Applications or other executable files outside the standard Program Files or Applications folders may be an indication of malware or other unwanted activity on user devices. Forensic File Search can show you if any applications exist in non-standard locations.

Steps

  1. Sign in to the Code42 administration console.
  2. Select Investigation > Forensic Search.
  3. Select a date range.
    The date search defaults to Events observed in the last, but you can also choose a specific date and time range.
  4. Select the search type Filename.
  5. Enter one of the following search strings:
    • Windows: *.exe
    • Mac: *.app
      Optionally, perform another search for extensions such as msi, cmd, bat, vbs (Windows) or sh, pkg (Mac).
  6. Click the plus icon to add search criteria.

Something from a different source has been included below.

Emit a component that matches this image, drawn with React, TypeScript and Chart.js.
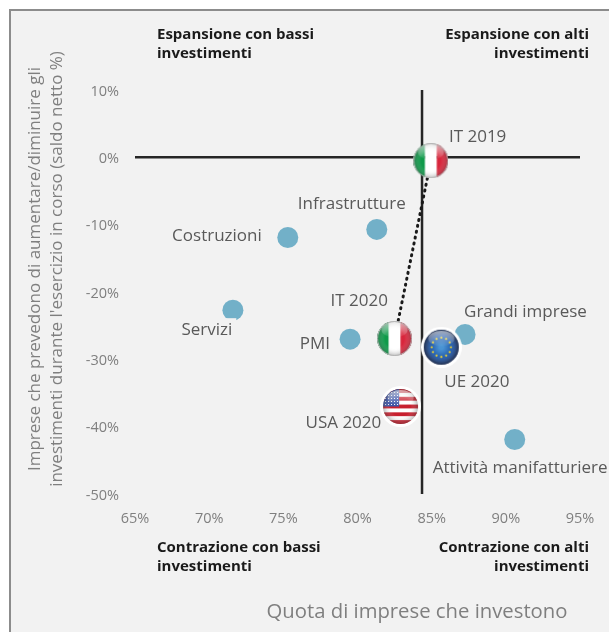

  7. Select the search type File Path.
  8. Select the search operator is not.
  9. Enter one of the following search strings:
    • Windows: C:/Program Files/* 
    • Mac: */Applications/*
  10. Click Search.
  11. For each result, click the Expand file event details icon icon to expand the event details.
  12. (Optional) In the Filename section, click Most Recent Version or Exact Match to download the file contents.
    Files are only available to download for endpoint events and only for files included in the user's backup file selection.
  13. Review the results to determine if any devices require action. Optionally, click Export Results to download the results as a CSV file for additional analysis.
  14. (Optional) Click Save As to add this to your list of Saved Searches. This is helpful if you plan to perform this search again later.